A new scientific study of almost 100,000 different wines produced around the world shows that American winemakers routinely understate the amount of alcohol in their wines on average by a perceptible almost one-half percent, and the rest of the world is not far behind. In other words, that Napa Valley cabernet in your glass that the label says is 14.6 percent alcohol is most likely topping out at over 15 percent, and the Sonoma County chardonnay is most likely nearer to 14.5 than 14 percent alcohol.

But before you call your lawyer to file a class-action suit, consider two things: The label inaccuracies are generally legal in all countries, and the winemakers are only telling you what you've told them you want to hear.

The study, published in the current issue (Vol. 10, No. 3) of the Journal of Wine Economics, is the work of five researchers, two from the University of California at Davis and one each from Montana State University, the Liquor Control Board of Ottawa, and ERA Economics. As the province-run Ottawa board routinely samples all wines sold there, the researchers were able to get precise alcohol levels from 91,432 applicable wines from around the world.

As the authors point out, global warming and better winemaking practices have produced riper, fruitier wines, whose taste most wine critics and drinkers love. The flip side is that this also means these wines must be either sweeter or more alcoholic, two qualities which many sophisticated drinkers passionately hate. For example, in recent years, some restaurant sommeliers have decreed that they won't put wines over 14 or 15 percent alcohol on their lists, claiming they are too hot or unbalanced, and many wine drinkers now also check the labels in their wine shop before deciding whether to buy.

"The implied average values for these norms revealed by our analysis are approximately 12.8 percent alcohol (by volume) for Old World red, 12.3 percent alcohol for Old World white, 13.2 percent alcohol for New World red, and 12.7 percent alcohol for New World white," the authors write. "The alcohol content of much wine is high and rising relative to these norms, which can account for why the label claims on average understate the true alcohol content by about 0.39 percent alcohol for Old World wine (red or white) and about 0.45 percent for New World wine (red or white)."

The scientists conclude that "label claims appear to be biased towards a perceived norm, a 'desired' alcohol percentage to report for a particular wine — red or white, New World or Old World — with the size of the bias depending on the extent to which the actual alcohol content differs from that norm."

But isn't that practice illegal?

Generally not, although it is disingenuous, as it is very easy to precisely measure the amount of alcohol in a batch being bottled. However, U.S. federal regulations permit the labels for wines under 14 percent alcohol to vary from the actual reading as much as 1.5 percent and by 1.0 percent in wines over 14.0 percent, which also constitutes a higher tax bracket. Thus the 0.45 percent average under-reporting is well within both legal limits. Most countries, the authors state, allow similar fluctuations.

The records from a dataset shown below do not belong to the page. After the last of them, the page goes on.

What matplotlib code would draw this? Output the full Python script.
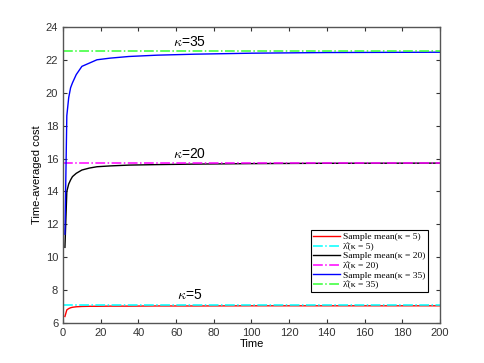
import matplotlib

matplotlib.use("Agg")

import matplotlib.pyplot as plt

plt.rcParams["font.family"] = ["Liberation Sans", "DejaVu Sans"]
plt.rcParams["mathtext.fontset"] = "cm"

# time points (sparse, the line joins them)
time = [1, 2, 3, 4, 5, 7, 10, 14, 18, 25, 35, 50, 70, 100, 140, 200]
mean_k5 = [6.40, 6.80, 6.88, 6.93, 6.96, 6.99, 7.01, 7.02, 7.02, 7.03, 7.03, 7.04, 7.04, 7.05, 7.05, 7.05]
mean_k20 = [10.60, 14.00, 14.45, 14.70, 14.90, 15.10, 15.30, 15.42, 15.50, 15.55, 15.60, 15.63, 15.66, 15.69, 15.71, 15.72]
mean_k35 = [11.40, 18.60, 19.70, 20.30, 20.60, 21.10, 21.60, 21.80, 22.00, 22.10, 22.20, 22.28, 22.34, 22.40, 22.44, 22.46]
lam_k5 = 7.08
lam_k20 = 15.75
lam_k35 = 22.55
t_range = [0, 200]

fig = plt.figure(figsize=(4.85, 3.63), dpi=100)
ax = fig.add_axes([0.130, 0.110, 0.777, 0.816])

ax.plot(time, mean_k5, color="red", lw=1.0, label="Sample mean(κ = 5)")
ax.plot(t_range, [lam_k5, lam_k5], color="cyan", lw=1.1, ls="-.", label="λ\u0302(κ = 5)")
ax.plot(time, mean_k20, color="black", lw=1.0, label="Sample mean(κ = 20)")
ax.plot(t_range, [lam_k20, lam_k20], color="magenta", lw=1.1, ls="-.", label="λ\u0302(κ = 20)")
ax.plot(time, mean_k35, color="blue", lw=1.0, label="Sample mean(κ = 35)")
ax.plot(t_range, [lam_k35, lam_k35], color="#33ff33", lw=1.1, ls="-.", label="λ\u0302(κ = 35)")

# kappa annotations
ax.text(67, lam_k35 + 0.1, r"$\kappa$=35", ha="center", va="bottom", fontsize=10)
ax.text(67, lam_k20 + 0.1, r"$\kappa$=20", ha="center", va="bottom", fontsize=10)
ax.text(67, lam_k5 + 0.2, r"$\kappa$=5", ha="center", va="bottom", fontsize=10)

ax.set_xlim(0, 200)
ax.set_ylim(6, 24)
ax.set_xticks(range(0, 201, 20))
ax.set_yticks(range(6, 25, 2))
ax.tick_params(direction="in", top=True, right=True, labelsize=8, length=3,
               colors="#333333", labelcolor="#333333")
for sp in ax.spines.values():
    sp.set_color("#555555")
    sp.set_linewidth(1.0)

ax.set_xlabel("Time", fontsize=8, labelpad=1)
ax.set_ylabel("Time-averaged cost", fontsize=8, labelpad=3)

leg = ax.legend(loc="lower right", bbox_to_anchor=(0.968, 0.105), borderaxespad=0,
                prop={"family": ["Liberation Serif", "DejaVu Serif"], "size": 6.8},
                fancybox=False, framealpha=1, edgecolor="black",
                handlelength=2.8, labelspacing=0.1, borderpad=0.3, handletextpad=0.3)
leg.get_frame().set_linewidth(0.8)

fig.savefig("out.png", dpi=100)
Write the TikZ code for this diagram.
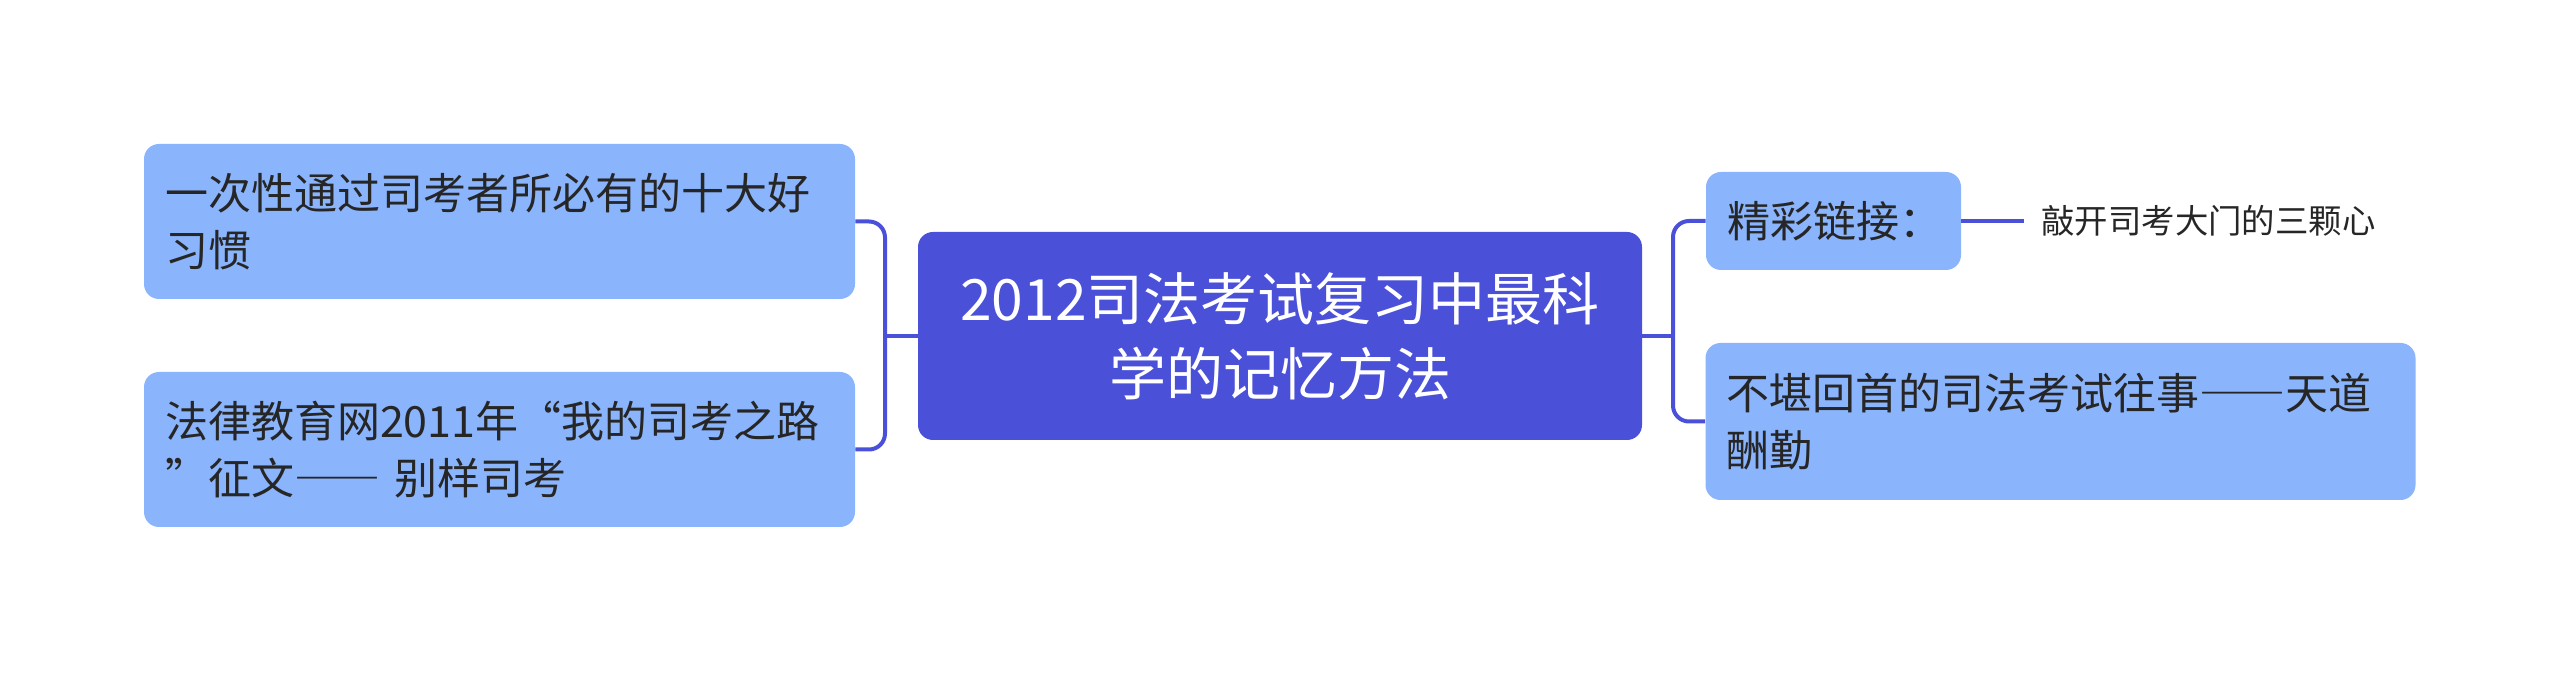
\documentclass[tikz,border=0pt]{standalone}
\usepackage{fontspec}
\setmainfont{Noto Sans CJK SC}
\newfontfamily\fwfont[RawFeature=+fwid]{Noto Sans CJK SC}
\usepackage{tikz}
\usepackage{color}
\definecolor{Root}{RGB}{74,80,216}
\definecolor{Topic}{RGB}{138,180,252}
\definecolor{Ink}{RGB}{38,38,38}
\newcommand{\fw}[1]{{\fwfont #1}}

\begin{document}
\begin{tikzpicture}[x=0.5pt, y=-0.5pt]
    \tikzset{ rn/.style={fill=Root, rounded corners=7.5pt, text=white, align=center, inner sep=0pt, minimum width=362pt, minimum height=104pt, font=\fontsize{28.5}{37.5}\selectfont } }
    \tikzset{ tn/.style={fill=Topic, rounded corners=7.5pt, text=Ink, align=left, inner xsep=10.5pt, inner ysep=0pt, font=\fontsize{21.5}{28.5}\selectfont } }
    \tikzset{ ln/.style={text=Ink, anchor=west, inner xsep=8.5pt, inner ysep=0pt, font=\fontsize{16.7}{20}\selectfont } }
    \tikzset{ lk/.style={draw=Root, line width=2pt, rounded corners=8pt } }

    \useasboundingbox (0,0) rectangle (2560,673);

    \node[rn] (root) at (1280,336) {2012司法考试复习中最科\\学的记忆方法};

    \node[tn, text width=334.5pt, minimum height=77.5pt] (l1) at (499.5,221.5) {一次性通过司考者所必有的十大好\\习惯};
    \node[tn, text width=334.5pt, minimum height=77.5pt] (l2) at (499.5,449.5) {法律教育网2011年\fw{“}我的司考之路\\\fw{”}征文\fw{——} 别样司考};

    \node[tn, text width=106.5pt, minimum height=49pt] (r1) at (1833.5,221) {精彩链接：};
    \node[tn, text width=334pt, minimum height=78.5pt] (r2) at (2060.5,421.5) {不堪回首的司法考试往事\fw{——}天道\\酬勤};

    \node[ln] (t1) at (2024,221) {敲开司考大门的三颗心};

    \coordinate (jl) at (885,336);
    \coordinate (jr) at (1673,336);

    \draw[lk] (root.west) -- (jl);
    \draw[lk] (l1.east) -| (jl) |- (l2.east);
    \draw[lk] (root.east) -- (jr);
    \draw[lk] (r1.west) -| (jr) |- (r2.west);
    \draw[lk] (r1.east) -- (t1.west);
\end{tikzpicture}
\end{document}
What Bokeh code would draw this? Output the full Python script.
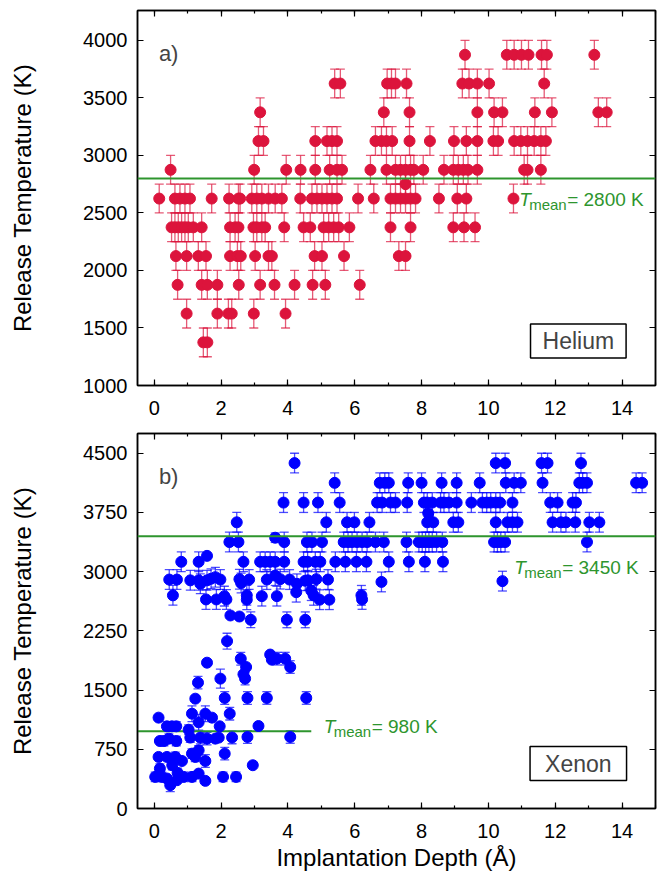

But remember, those are averages, which means that some wines you are drinking are more than one percent higher than what's stated on the bottle, while some are less and some are exactly what the winemakers tell you they are.

The Journal authors realize a certain humor results from their scientific conclusions: "Finally, to return to our main finding, we have suggested that the substantial, pervasive, systematic errors in the stated alcohol percentage of wine are consistent with a model in which winemakers perceive that consumers demand wine with a stated alcohol content that is different from the actual alcohol content, and winemakers err in the direction of providing consumers with what they appear to want. What remains to be resolved is why consumers choose to pay winemakers to lie to them."